É verdade. A gente é absorvido. Eu fiquei três semanas gravando de segunda a sábado, querendo fazer outras coisas, e não conseguia. Chega um ponto em que você precisa parar para descansar. Até porque, às vezes, mesmo num domingo, você tem de decorar o texto para gravar na segunda ou terça-feira. O nosso trabalho não pára. Você tem de estar permanentemente memorizando o texto. E quanto mais responsabilidade você tem, mais você quer estar firme, quer estar bem numa cena, quer estar estudando como vai fazer a cena.

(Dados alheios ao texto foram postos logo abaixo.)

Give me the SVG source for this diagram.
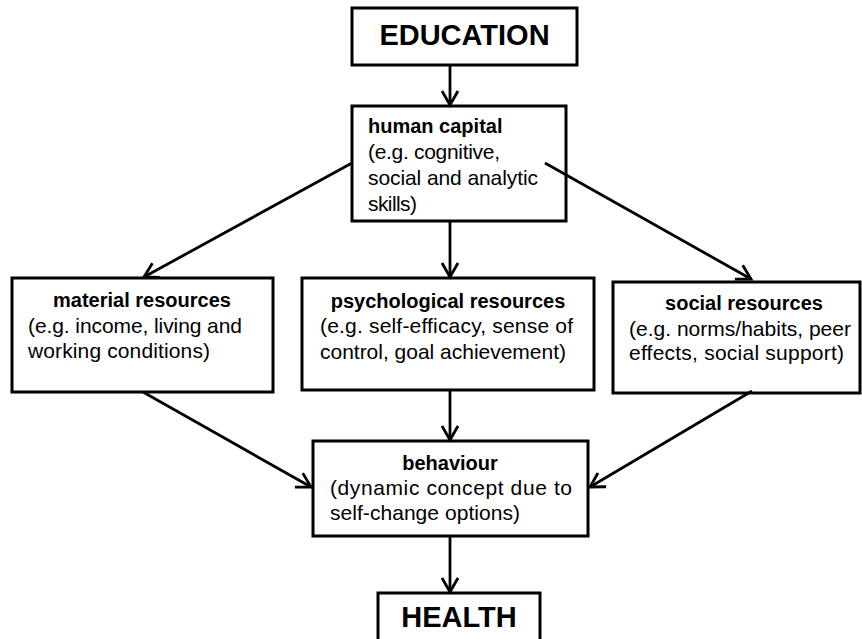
<svg xmlns="http://www.w3.org/2000/svg" width="862" height="639" viewBox="0 0 862 639">
<style>
.box{fill:#fff;stroke:#000;stroke-width:3}
.t{font-family:"Liberation Sans",Arial,sans-serif;font-size:21px;fill:#000}
.b{font-weight:bold;font-size:20px}
.big{font-family:"Liberation Sans",Arial,sans-serif;font-size:29px;font-weight:bold;fill:#000}
.c{stroke:#000;stroke-width:2.8;fill:none}
</style>
<defs>
<marker id="arr" markerUnits="userSpaceOnUse" markerWidth="20" markerHeight="20" refX="0" refY="0" viewBox="-16 -10 20 20" orient="auto" overflow="visible">
<path d="M -14 -8 L 0 0 L -14 8" fill="none" stroke="#000" stroke-width="2.8"/>
</marker>
</defs>
<rect width="862" height="639" fill="#fff"/>
<g id="education">
<rect class="box" x="352" y="8" width="225" height="57"/>
<text class="big" x="464.5" y="45" text-anchor="middle">EDUCATION</text>
</g>
<g id="human-capital">
<rect class="box" x="352" y="106" width="214" height="115"/>
<text class="t b" x="368" y="133">human capital</text>
<text class="t" x="368" y="159" textLength="132" lengthAdjust="spacing">(e.g. cognitive,</text>
<text class="t" x="368" y="185" textLength="170" lengthAdjust="spacing">social and analytic</text>
<text class="t" x="368" y="211" textLength="49" lengthAdjust="spacing">skills)</text>
</g>
<g id="material">
<rect class="box" x="12" y="278" width="261" height="114"/>
<text class="t b" x="142" y="307" text-anchor="middle">material resources</text>
<text class="t" x="28" y="333" textLength="214" lengthAdjust="spacing">(e.g. income, living and</text>
<text class="t" x="28" y="358" textLength="182" lengthAdjust="spacing">working conditions)</text>
</g>
<g id="psychological">
<rect class="box" x="302" y="278" width="292" height="112"/>
<text class="t b" x="448" y="308" text-anchor="middle">psychological resources</text>
<text class="t" x="320" y="333" textLength="253" lengthAdjust="spacing">(e.g. self-efficacy, sense of</text>
<text class="t" x="320" y="359" textLength="246" lengthAdjust="spacing">control, goal achievement)</text>
</g>
<g id="social">
<rect class="box" x="613" y="282" width="247" height="111"/>
<text class="t b" x="744" y="310" text-anchor="middle">social resources</text>
<text class="t" x="629" y="336" textLength="222" lengthAdjust="spacing">(e.g. norms/habits, peer</text>
<text class="t" x="629" y="360" textLength="215" lengthAdjust="spacing">effects, social support)</text>
</g>
<g id="behaviour">
<rect class="box" x="313" y="441" width="275" height="95"/>
<text class="t b" x="450" y="470" text-anchor="middle">behaviour</text>
<text class="t" x="330" y="495" textLength="242" lengthAdjust="spacing">(dynamic concept due to</text>
<text class="t" x="330" y="520" textLength="190" lengthAdjust="spacing">self-change options)</text>
</g>
<g id="health">
<rect class="box" x="378" y="593" width="162" height="60"/>
<text class="big" x="459" y="627" text-anchor="middle">HEALTH</text>
</g>
<g id="connectors">
<line class="c" x1="450" y1="65" x2="450" y2="105" marker-end="url(#arr)"/>
<line class="c" x1="352" y1="163" x2="144" y2="277" marker-end="url(#arr)"/>
<line class="c" x1="450" y1="221" x2="450" y2="277" marker-end="url(#arr)"/>
<line class="c" x1="545" y1="163" x2="751" y2="279" marker-end="url(#arr)"/>
<line class="c" x1="143" y1="392" x2="311" y2="487" marker-end="url(#arr)"/>
<line class="c" x1="450" y1="390" x2="450" y2="440" marker-end="url(#arr)"/>
<line class="c" x1="752" y1="391" x2="590" y2="487" marker-end="url(#arr)"/>
<line class="c" x1="450" y1="536" x2="450" y2="592" marker-end="url(#arr)"/>
</g>
</svg>
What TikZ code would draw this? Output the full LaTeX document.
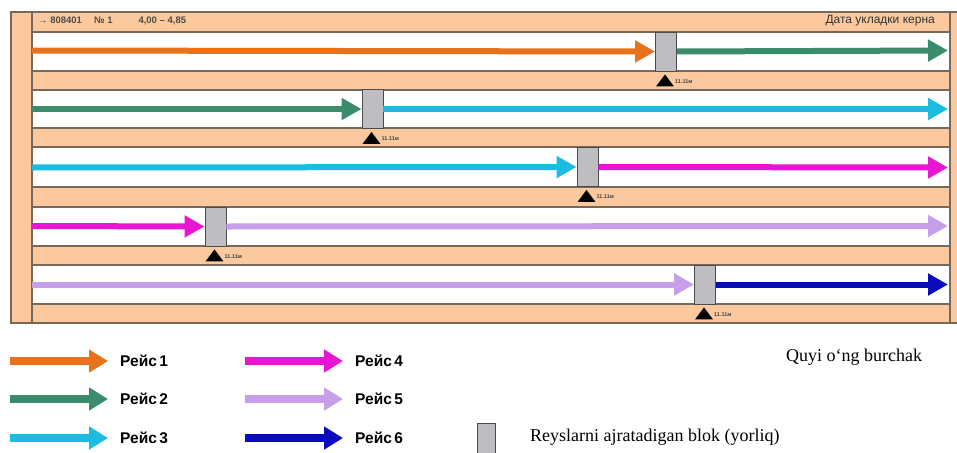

A novela tem muitos jovens atores. Como está sendo trabalhar com eles?

A gente sempre ajuda. Por exemplo, a Fernanda Lima entrou bem na novela. Evidentemente, é uma pessoa que está começando, isso não se pode negar. Mas é uma pessoa ótima, uma mulher muito bonita e as cenas saem bem. Todos eles se relacionam muito bem comigo. Eu faço questão de deixar todo mundo à vontade, não crio barreiras. Eu também já comecei e sei quais foram as pessoas acessíveis e legais, quais foram os chatos, os rabugentos. E eu não quero ser nenhum chato, rabugento, exigente, covarde, sacana. Eu quero ser um cara legal. Agora, os mais jovens têm que vir com garra e querer se sair bem, se esforçar. E a gente procura inspirar um pouco. Se tiver alguma sugestão eu dou, não tenho papas na língua. Eles aceitam ou não.

Você tem feito muitas novelas. Como ficam o cinema e o teatro nesse momento?

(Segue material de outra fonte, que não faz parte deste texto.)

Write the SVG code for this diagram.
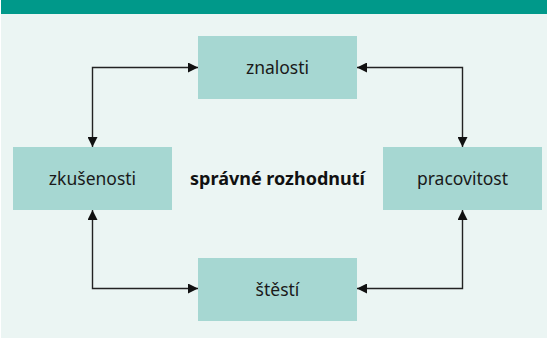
<svg xmlns="http://www.w3.org/2000/svg" width="547" height="338" viewBox="0 0 547 338">
  <style>
    .node rect { fill: #A6D7D2; }
    .node text { font-family: "Noto Sans", "Open Sans", sans-serif; font-size: 17.5px; fill: #1A1A1A; text-anchor: middle; }
    .center { font-family: "Noto Sans", "Open Sans", sans-serif; font-size: 18px; font-weight: bold; fill: #111111; text-anchor: middle; }
    .conn path { fill: none; stroke: #222222; stroke-width: 1.4; marker-start: url(#ah); marker-end: url(#ah); }
  </style>
  <defs>
    <marker id="ah" viewBox="0 0 10 10" refX="10" refY="5" markerWidth="10" markerHeight="10" markerUnits="userSpaceOnUse" orient="auto-start-reverse">
      <path d="M0,0 L10,5 L0,10 Z" fill="#111111"/>
    </marker>
  </defs>
  <rect x="0" y="0" width="547" height="338" fill="#FFFFFF"/>
  <rect x="1" y="0" width="546" height="338" fill="#EBF5F3"/>
  <rect x="1" y="0" width="546" height="14" fill="#00998A"/>

  <g class="conn" id="connectors">
    <path d="M198,67.5 L92.5,67.5 L92.5,147"/>
    <path d="M357,67.5 L462.5,67.5 L462.5,147"/>
    <path d="M92.5,210 L92.5,288.5 L198,288.5"/>
    <path d="M462.5,210 L462.5,288.5 L357,288.5"/>
  </g>

  <g class="node" id="node-znalosti">
    <rect x="198" y="36" width="159" height="63"/>
    <text x="277.5" y="73.8">znalosti</text>
  </g>
  <g class="node" id="node-zkusenosti">
    <rect x="13" y="147" width="159" height="63"/>
    <text x="92.5" y="184.8">zkušenosti</text>
  </g>
  <g class="node" id="node-pracovitost">
    <rect x="383" y="147" width="159" height="63"/>
    <text x="462.5" y="184.8">pracovitost</text>
  </g>
  <g class="node" id="node-stesti">
    <rect x="198" y="258" width="159" height="63"/>
    <text x="277.5" y="295.8">štěstí</text>
  </g>
  <g id="node-center">
    <text class="center" x="277.5" y="185">správné rozhodnutí</text>
  </g>
</svg>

Eu não quero deixar de fazer teatro. Tenho alguns sonhos, inclusive de remontar o Caixa 2. Acho que o momento é absolutamente oportuno. Gostaria de fazer, de preferência com o Juca de Oliveira. Vou ver se um dia ele quer fazer de novo aqui no Rio. Mas ligar agora teatro e televisão fica difícil. Para depois da novela o plano é descansar. Se fosse possível, eu gostaria de viajar de novo para Portugal com A Ópera do Malandro. Porque viajar fazendo uma peça é mais ou menos como passear ganhando dinheiro. Aí é bom.

Como recebeu esse afastamento do Mário Prata?

Eu ignoro completamente todos os fatos. Só sei o que aconteceu pelos jornais e nem tive tempo nem curiosidade de perguntar. Mas um dia eu vou encontrar com o Mário, ele é meu amigo, e saber. Me parece que o problema é realmente de saúde, do braço que o impossibilita de escrever. Mas se um dia alguém me contar uma outra historinha, eu posso contar a você. Mas não muda nada. Ele tinha colaboradores, o filho dele voltou. Já tinha uma supervisão dele e um caminho a seguir. Os que continuaram apenas seguiram o caminho. Evidentemente, a Globo tem as suas pesquisas, tem os seus elementos para nortear a direção da história.

Brincadeira de caubói

Apesar da árdua tarefa que dá vestir os pesados figurinos de época de Bang Bang, Mauro Mendonça considera esse detalhe mais um elemento lúdico no trabalho. Segundo ele, principalmente para os atores homens, está sendo como uma grande brincadeira de caubói, plenamente incorporada pelo elenco. "Eu esqueci que o Bullock usa um dente de ouro e fui para casa com ele. Só percebi quando fui comer e o dente caiu", diverte-se.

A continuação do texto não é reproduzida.